Contemporary society generates, uses, and retains amounts of data that would be considered huge—if not unimaginable—by any earlier standard. Yet IDC expects the size of the global datasphere to continue to grow in the coming few years and eclipse what exists today. IDC estimates that in 2025, the world will create and replicate 163ZB of data, representing a tenfold increase from the amount of data created in 2016. This hypergrowth is the outcome of an evolution of computing that goes back decades.
Increasingly, data will need to be instantly available whenever and wherever anyone needs it. Industries around the world are undergoing “digital transformation” motivated by these requirements. In the same report from IDC, by 2025, more than a quarter of data created in the global datasphere will be real time in nature, and real-time IoT data will make up more than 95% of this.
So how are organizations going to manage all of this? Data warehousing is a great tool, but how widely is it being adopted? Most of all, what are the mechanisms to leverage all of this data and turn it into actionable insights?
Deploying data warehousing
Very recently, Panoply released their Data Warehouse Trends Report. There we found that 21% of the people we interviewed stated they currently do not have a data warehouse solution. This seems relatively high, considering the fact that the survey focused on people at re:Invent 2017, an event specifically designed for infrastructure and data professionals. One of the obstacles to embracing a data warehouse may be the belief that they still have to denormalize and aggregate their data. As a major trend for the future, cloud-based data warehouses are specifically designed to overcome these issue.
The future is less cComplex
In Panoply’s report, the majority of survey respondents, over 62% of them, indicated the management of their data warehouse solution is difficult or very difficult. When asking respondents to tell us why they were unsatisfied, they mentioned complexity, cost and performance. Specifically for Redshift some respondents were unsatisfied because of Complexity and Performance, with 38% of respondents saying it’s too complicated.
Again, this is where intelligent data warehousing solutions come in to play. Cloud-based data warehouse solutions have made the data mart strategy less relevant. Solutions like Amazon Redshift, Google BigQuery and Panoply manage partitioning and scalability of the data warehouse in a transparent manner. So it’s possible to setup a petabyte-scale Enterprise Data Warehouse, holding all organizational data, without the cost and complexity of traditional data warehouse project.
The Future is hands-on
To understand the complexity issue better, Panoply’s survey asked if infrastructure teams would prefer if data scientists and analysts should manage their own data flow, with automated tools. 81% of respondents said yes, they would prefer data professionals to have these tools.

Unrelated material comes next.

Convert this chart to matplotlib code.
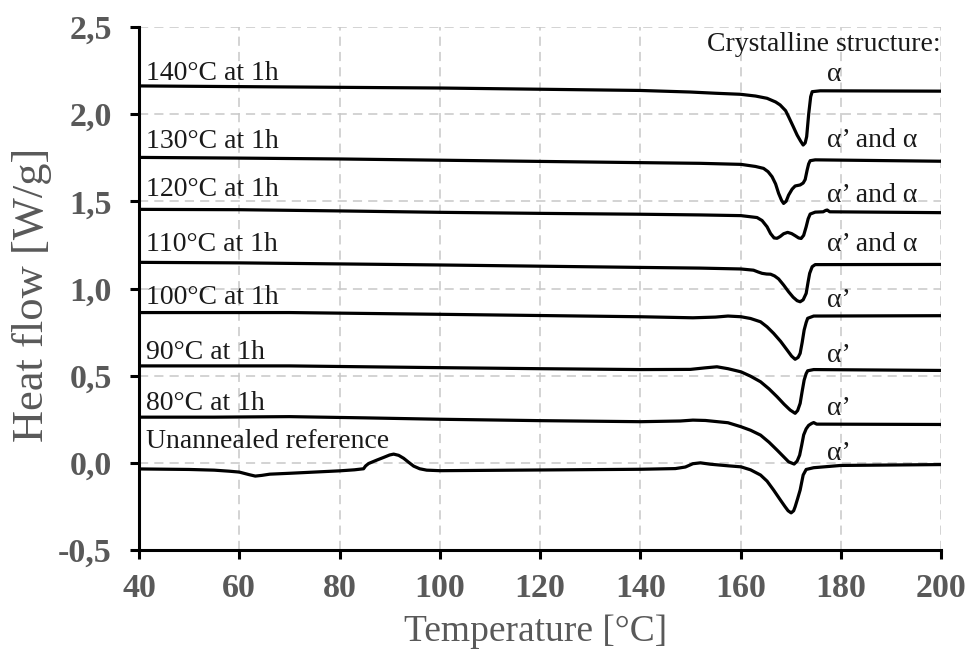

When asked about what processes they would want to automate in their data warehouses, respondents mentioned four areas:
-
Ingesting different data sources
-
Transforming data
-
Managing data
-
Query optimization
‘Transforming Data’ was mentioned most often by Redshift and Azure users, while BigQuery users showed a bigger appetite for ‘Ingesting Different Data Sources’.
Finally, some key trends accelerating usage of business intelligence (BI) Tools include the desire for self-service, de-silofication, better data visualization and having a cloud-based solution. Other key trends that continue to drive adoption are AI and Machine Learning, which help to automate data-driven processes and accessibility.

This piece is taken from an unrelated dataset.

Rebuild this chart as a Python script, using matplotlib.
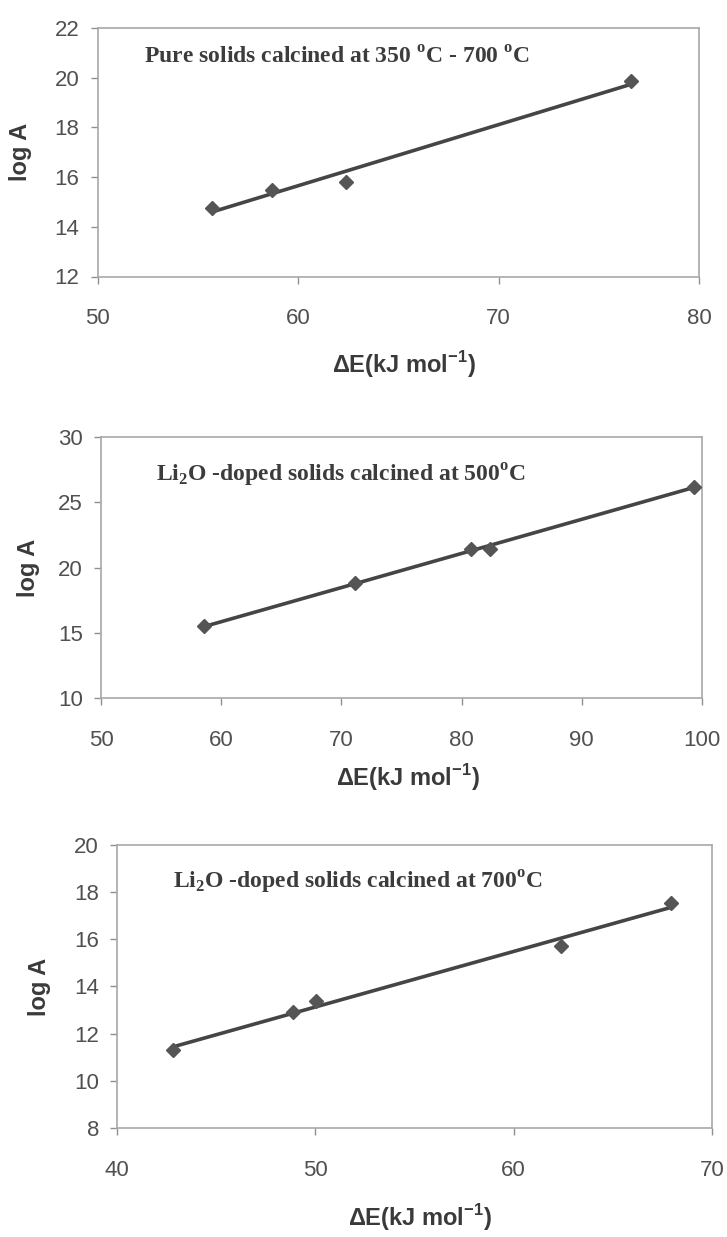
import numpy as np
import matplotlib
matplotlib.use('Agg')
import matplotlib.pyplot as plt

plt.rcParams['font.family'] = ['Liberation Sans', 'DejaVu Sans']
plt.rcParams['mathtext.fontset'] = 'custom'
plt.rcParams['mathtext.rm'] = 'Liberation Serif:bold'
plt.rcParams['mathtext.sf'] = 'Liberation Sans:bold'

# data
pure_E = [55.7, 58.7, 62.4, 76.6]
pure_logA = [14.75, 15.5, 15.8, 19.85]

li500_E = [58.6, 71.1, 80.8, 82.4, 99.3]
li500_logA = [15.5, 18.8, 21.4, 21.45, 26.2]

li700_E = [42.8, 48.85, 50.05, 62.4, 67.95]
li700_logA = [11.3, 12.9, 13.4, 15.7, 17.55]

titles = ['Pure solids calcined at 350 $^{\\mathrm{o}}$C - 700 $^{\\mathrm{o}}$C',
          'Li$_{\\mathrm{2}}$O -doped solids calcined at 500$^{\\mathrm{o}}$C',
          'Li$_{\\mathrm{2}}$O -doped solids calcined at 700$^{\\mathrm{o}}$C']

xlims = [(50, 80), (50, 100), (40, 70)]
ylims = [(12, 22), (10, 30), (8, 20)]
xticks = [[50, 60, 70, 80], [50, 60, 70, 80, 90, 100], [40, 50, 60, 70]]
yticks = [[12, 14, 16, 18, 20, 22], [10, 15, 20, 25, 30], [8, 10, 12, 14, 16, 18, 20]]

W, H = 727, 1237
# axes boxes in pixels: left, right, top, bottom
boxes = [(97.5, 699, 28, 276.5), (101, 702, 437, 698), (117, 712, 845, 1128)]
title_pos = [(0.077, 0.879), (0.0915, 0.854), (0.094, 0.869)]
ylab_x = [20, 28, 40]
xlab_y = [365, 778, 1218]

fig = plt.figure(figsize=(W / 100, H / 100), dpi=100)

series = [(pure_E, pure_logA), (li500_E, li500_logA), (li700_E, li700_logA)]

for i, (E, logA) in enumerate(series):
    l, r, t, b = boxes[i]
    ax = fig.add_axes([l / W, 1 - b / H, (r - l) / W, (b - t) / H])
    E = np.array(E)
    logA = np.array(logA)
    k, c = np.polyfit(E, logA, 1)
    xs = np.array([E.min(), E.max()])
    ax.plot(xs, k * xs + c, color='#454545', lw=2.6, solid_capstyle='round', zorder=2)
    ax.plot(E, logA, 'D', color='#555555', ms=7.5, zorder=3)

    ax.set_xlim(*xlims[i])
    ax.set_ylim(*ylims[i])
    ax.set_xticks(xticks[i])
    ax.set_yticks(yticks[i])
    for s in ax.spines.values():
        s.set_color('#a8a8a8')
        s.set_linewidth(1.2)
    ax.tick_params(axis='both', direction='out', length=5, width=1, color='#909090',
                   labelsize=16, labelcolor='#505050')
    ax.tick_params(axis='x', pad=18)
    ax.tick_params(axis='y', pad=8)

    ax.text(title_pos[i][0], title_pos[i][1], titles[i], transform=ax.transAxes,
            ha='left', va='center', fontsize=17, fontweight='bold',
            family='Liberation Serif', color='#3c3c3c')

    ax.set_ylabel('log A', fontsize=17, fontweight='bold', color='#3a3a3a', va='center')
    ax.yaxis.set_label_coords((ylab_x[i] - l) / (r - l), 0.5)
    ax.set_xlabel('\u0394E(kJ mol$^{\\mathsf{-1}}$)', fontsize=17, fontweight='bold',
                  color='#3a3a3a', va='center')
    ax.xaxis.set_label_coords(0.51, 1 - (xlab_y[i] - t) / (b - t))

fig.savefig('out.png', dpi=100)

Working with a good data warehousing system is a means to develop and deploy around these BI tools. Solutions like those from Panoply integrates BI tools such as Metabase, Tableau, Data Bricks, Looker, Power BI, Re:dash, Zeppelin, iPython Notebook, Shiny Apps by RStudio, and Sisense. In fact, any BI tool that supports ODBC, JDBC, Postgres, or AWS Redshift can connect to Panoply. It’s these kinds of solutions that give you the most flexibility in working with a variety of data sources and types. Remember, when working with data, the future (hopefully) is a lot less complex, more automated, and helps bring even more value from data.